Key Highlights
- Core Scientific generated $115.2 million in Q1 2026 revenue, marking a significant increase from $79.5 million in the prior year period.
- The firm recorded a substantial net loss totaling $347.2 million for the quarter.
- Impairment charges amounting to $266.5 million on a non-cash basis accounted for the majority of losses.
- Bitcoin mining operations generated $30.1 million, declining from reduced production volumes and cryptocurrency valuations.
- Colocation services drove revenue to $77.5 million, reflecting the company’s strategic pivot.
Core Scientific experienced a 7% decline in after-hours trading following the release of first-quarter financial results that showed a significant net loss alongside revenue expansion. The Bitcoin miner announced $115.2 million in quarterly revenue while simultaneously disclosing a $347.2 million net loss. Market participants responded to the May 6 earnings announcement despite the stock posting gains during regular trading hours.
Revenue Advances While Company Records Significant Quarterly Deficit
Core Scientific grew total quarterly revenue to $115.2 million in Q1 2026, representing a meaningful advance from the $79.5 million generated during the same quarter last year. Gross profit similarly expanded to $30.1 million compared with $8.2 million in the year-ago period. Despite these improvements, the company disclosed a net loss of $347.2 million, contrasting sharply with the $576.3 million in net income reported in Q1 2025.
According to company disclosures, non-cash impairment charges totaling $266.5 million comprised a substantial portion of the quarterly deficit. Additionally, the firm recognized a $30.8 million non-cash loss related to warrant and contingent value right revaluations. Revenue from self-mining operations decreased to $30.1 million from $67.2 million in the comparable prior-year quarter. Core Scientific attributed this decline to a 45% reduction in bitcoin production volume combined with an 18% decrease in average Bitcoin price.

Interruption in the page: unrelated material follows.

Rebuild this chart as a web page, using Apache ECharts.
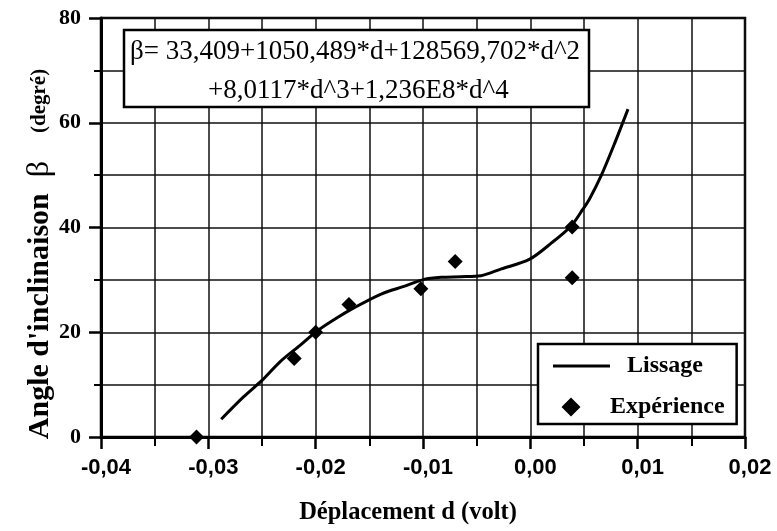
<!DOCTYPE html>
<html>
<head>
<meta charset="utf-8">
<script src="https://cdn.jsdelivr.net/npm/echarts@6/dist/echarts.min.js"></script>
<style>html,body{margin:0;padding:0;background:#fff}#c{width:777px;height:531px}</style>
</head>
<body>
<div id="c"></div>
<script>
// Fitted curve (Lissage)
var fitD = [-0.0288,-0.0267,-0.0250,-0.0233,-0.0214,-0.0199,-0.0183,-0.0164,-0.0139,-0.0117,-0.0099,-0.0083,-0.0065,-0.0046,-0.0027,-0.0001,0.0020,0.0038,0.0049,0.0055,0.0066,0.0079,0.0091];
var fitBeta = [3.4,7.7,10.8,14.4,17.6,20.2,22.4,24.7,27.3,28.8,30.1,30.5,30.6,30.8,32.1,33.9,37.1,40.3,43.5,45.4,49.9,56.3,62.6];
// Experimental points (Expérience)
var expD = [-0.0311,-0.0220,-0.0200,-0.0169,-0.0102,-0.0070,0.0039,0.0039];
var expBeta = [0,15,20,25.3,28.3,33.5,40.1,30.4];
// Axis ranges / ticks
var xMin = -0.04, xMax = 0.02, xStep = 0.01;
var yMin = 0, yMax = 80, yStep = 20;
var seriesNames = ['Lissage','Expérience'];
var eqLine1 = 'β= 33,409+1050,489*d+128569,702*d^2';
var eqLine2 = '+8,0117*d^3+1,236E8*d^4';
var xTitle = 'Déplacement d (volt)';
var yTitleA = "Angle d'inclinaison", yTitleB = 'β', yTitleC = '(degré)';

function zip(a,b){return a.map(function(v,i){return [v,b[i]];});}

var chart = echarts.init(document.getElementById('c'), null, {renderer:'canvas'});
var serif = '"Liberation Serif", "Times New Roman", serif';
var sans = '"Liberation Sans", Arial, sans-serif';
var gridLine = {show:true, lineStyle:{color:'#111', width:1.5}};
var lineIcon = 'path://M0,0L0.01,0L0.01,0.01ZM0,8.5L57,8.5L57,11.5L0,11.5ZM56.99,20L57,20L57,19.99Z';
var diamondIcon = 'path://M0,0L0.01,0L0.01,0.01ZM8.5,10L18,0.5L27.5,10L18,19.5ZM56.99,20L57,20L57,19.99Z';
chart.setOption({
  animation:false,
  backgroundColor:'#fff',
  grid:{left:101, right:32, top:18, bottom:94, show:true, borderColor:'#000', borderWidth:2.5, backgroundColor:'transparent'},
  xAxis:{
    type:'value', min:xMin, max:xMax, interval:xStep,
    axisLine:{show:true, onZero:false, lineStyle:{color:'#000', width:3}},
    axisTick:{show:true, inside:false, length:12, lineStyle:{color:'#000', width:2.5}},
    minorTick:{show:true, splitNumber:2, length:9, lineStyle:{color:'#000', width:2}},
    splitLine:gridLine,
    minorSplitLine:gridLine,
    axisLabel:{margin:20, color:'#000', fontFamily:sans, fontWeight:'bold', fontSize:22, padding:[0,0,0,10],
      formatter:function(v){return (Math.round(v*100)/100).toFixed(2).replace('.',',');}}
  },
  yAxis:{
    type:'value', min:yMin, max:yMax, interval:yStep,
    axisLine:{show:true, onZero:false, lineStyle:{color:'#000', width:3}},
    axisTick:{show:true, inside:false, length:12, lineStyle:{color:'#000', width:2.5}},
    minorTick:{show:true, splitNumber:2, length:7, lineStyle:{color:'#000', width:2}},
    splitLine:gridLine,
    minorSplitLine:gridLine,
    axisLabel:{margin:20, color:'#000', fontFamily:serif, fontWeight:'bold', fontSize:22}
  },
  legend:{
    orient:'vertical', left:538, top:344,
    padding:[10,12,5,15], itemGap:17, itemWidth:57, itemHeight:20,
    backgroundColor:'#fff', borderColor:'#000', borderWidth:2.5,
    textStyle:{color:'#000', fontFamily:serif, fontSize:24, fontWeight:'bold'},
    data:[
      {name:seriesNames[0], icon:lineIcon, itemStyle:{color:'#000', opacity:1}, textStyle:{padding:[0,0,0,12]}},
      {name:seriesNames[1], icon:diamondIcon, itemStyle:{color:'#000', opacity:1}, textStyle:{padding:[0,0,0,-5]}}
    ]
  },
  series:[
    {name:seriesNames[0], type:'line', data:zip(fitD,fitBeta), smooth:0.3, symbol:'none',
     lineStyle:{color:'#000', width:3}, itemStyle:{color:'#000'}, z:5},
    {name:seriesNames[1], type:'scatter', data:zip(expD,expBeta), symbol:'diamond', symbolSize:15,
     clip:false, itemStyle:{color:'#000', opacity:1}, z:6}
  ],
  graphic:[
    {type:'rect', shape:{x:124, y:30, width:465, height:77}, style:{fill:'#fff', stroke:'#000', lineWidth:2.5}, z:100},
    {type:'text', x:130, y:52, style:{text:eqLine1, fill:'#000', font:'27px '+serif, textVerticalAlign:'middle', textAlign:'left'}, z:101},
    {type:'text', x:208, y:91, style:{text:eqLine2, fill:'#000', font:'27px '+serif, textVerticalAlign:'middle', textAlign:'left'}, z:101},
    {type:'text', x:408, y:513, style:{text:xTitle, fill:'#000', font:'bold 24.5px '+serif, textVerticalAlign:'middle', textAlign:'center'}, z:101},
    {type:'text', x:40, y:254, rotation:Math.PI/2, style:{
      text:'{a|'+yTitleA+'}{s1| }{b|'+yTitleB+'}{s2| }{c|'+yTitleC+'}',
      rich:{
        a:{fontFamily:serif, fontWeight:'bold', fontSize:30, fill:'#000', verticalAlign:'middle', lineHeight:34},
        b:{fontFamily:serif, fontSize:32, fill:'#000', verticalAlign:'middle', lineHeight:34},
        c:{fontFamily:serif, fontWeight:'bold', fontSize:21, fill:'#000', verticalAlign:'middle', lineHeight:34},
        s1:{width:16, fontSize:12, verticalAlign:'middle', lineHeight:34},
        s2:{width:28, fontSize:12, verticalAlign:'middle', lineHeight:34}
      },
      textVerticalAlign:'middle', textAlign:'center'}, z:101}
  ]
});
</script>
</body>
</html>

Colocation services generated approximately $77.5 million in revenue, representing a dramatic increase from just $8.6 million last year. The company highlighted this growth as evidence of its successful transition toward colocation-focused operations.
CEO Adam Sullivan stated, “Core Scientific is differentiated by our ability to combine capital readiness with speed to delivery.” He continued, “We are investing ahead of contracts, advancing ready-for-service dates and moving development forward across multiple sites.”
Strategic Acquisitions and Infrastructure Development Drive Forward Momentum
Core Scientific shares climbed 11% during regular trading on May 6, closing at $24.63. The advance came after announcing a $421 million acquisition agreement for Polaris DS LLC located in Oklahoma. This transaction provides the company with access to 440 megawatts of contracted electricity through Oklahoma Gas & Electric.
Management announced an expansion of its gross power capacity pipeline to 4.5 gigawatts. The company has planned 1.5 gigawatt capacity additions at facilities in Muskogee, Oklahoma, and Pecos, Texas. Core Scientific also finalized land and power acquisitions throughout Texas for approximately $233 million. This investment is projected to enable roughly 430 megawatts of gross power capacity.
Core Scientific has intensified its commitment to AI infrastructure and high-performance computing capabilities. The company has expanded operational sites throughout Texas, Georgia, North Carolina, and Oklahoma to accommodate colocation services for artificial intelligence workloads. Earlier in 2025, the organization announced a $3.3 billion private debt offering. The company also obtained credit facilities totaling $1 billion from JPMorgan and Morgan Stanley.